Gayle Chong Kwan

Terroir and the Pathetic Fallacy (2009)

Details Series of 3 x c-type photographic prints, dried meat and vegetables, plinth
Installation Solo Exhibition, ArtSway, Hampshire
Dates 18 April — 14 June 2009
Photo Credit Gayle Chong Kwan

'The Folly of Peterson', Peter Bonnell, in 'The Grand Tour'
by Gayle Chong Kwan (excerpt)

Mrs Girling, who led a sect often referred to as ‘The Girlingites’ and at other times ‘The New Forest Shakers’, was alternately feared and revered, claiming to be the new messiah and someone who could not die (but died nonetheless in 1886). She based her sect in Hordle, nearby to Sway, where her followers would whip themselves into a religious frenzy, dancing barefoot and entranced until exhausted. Rumours of sexual deviancy quickly began to circulate in the local community – no doubt due to reports of overly orgiastic worship, and the fact that on being evicted in 1875 the group consisting of almost 200 people, owned just seventy-seven beds. Girling claimed to be a spiritualist medium, and it was during one séance – involving Judge Peterson – that she claimed to channel the spirit of Sir Christopher Wren.
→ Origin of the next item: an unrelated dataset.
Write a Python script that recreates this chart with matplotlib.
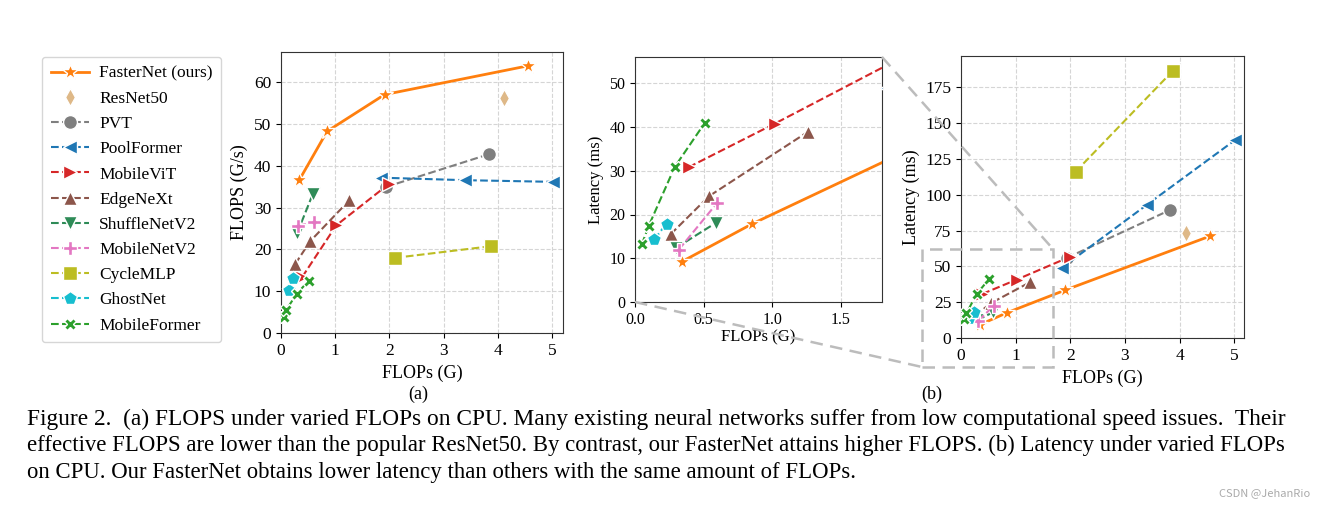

Wren, being quite dead, wasted no time in magnanimously gifting the impressionable Peterson plans for a new structure to be built on the Judge’s property, constructed from the new and untested material of Portland cement.
In 1879 Peterson zealously set about realising Wren’s plans for this structure – a 200-foot tower that has, over the following 130 years, been known alternately as Peterson’s Folly, Peterson’s Tower and Sway Tower. A workforce of 40 local men constructed the tower, with the atypically Victorian Peterson being keen to provide work for local unemployed labourers, and most importantly work for idle hands. Over the years Sway Tower has been utilised as a private residence and hotel and has become a local landmark. Peterson even intended it as a private mausoleum, with his remains being interred in the cellar of the tower after his death aged 93 in 1906, but exhumed in the 1950s, in mysterious circumstances, by his descendants.
The legacy that Judge Peterson left behind, built on the sweat and toil of local men – and dubiously inspired by the spirit of one of England’s greatest architects – is not a building that could be considered classic or even handsome in appearance. It is, however, every inch a monument, a reliquary even, to two of the most important questions that preoccupied the Victorians: the first being the search for proof of life after death; the second, prescient even today, of what to do with the unemployed working-class poor.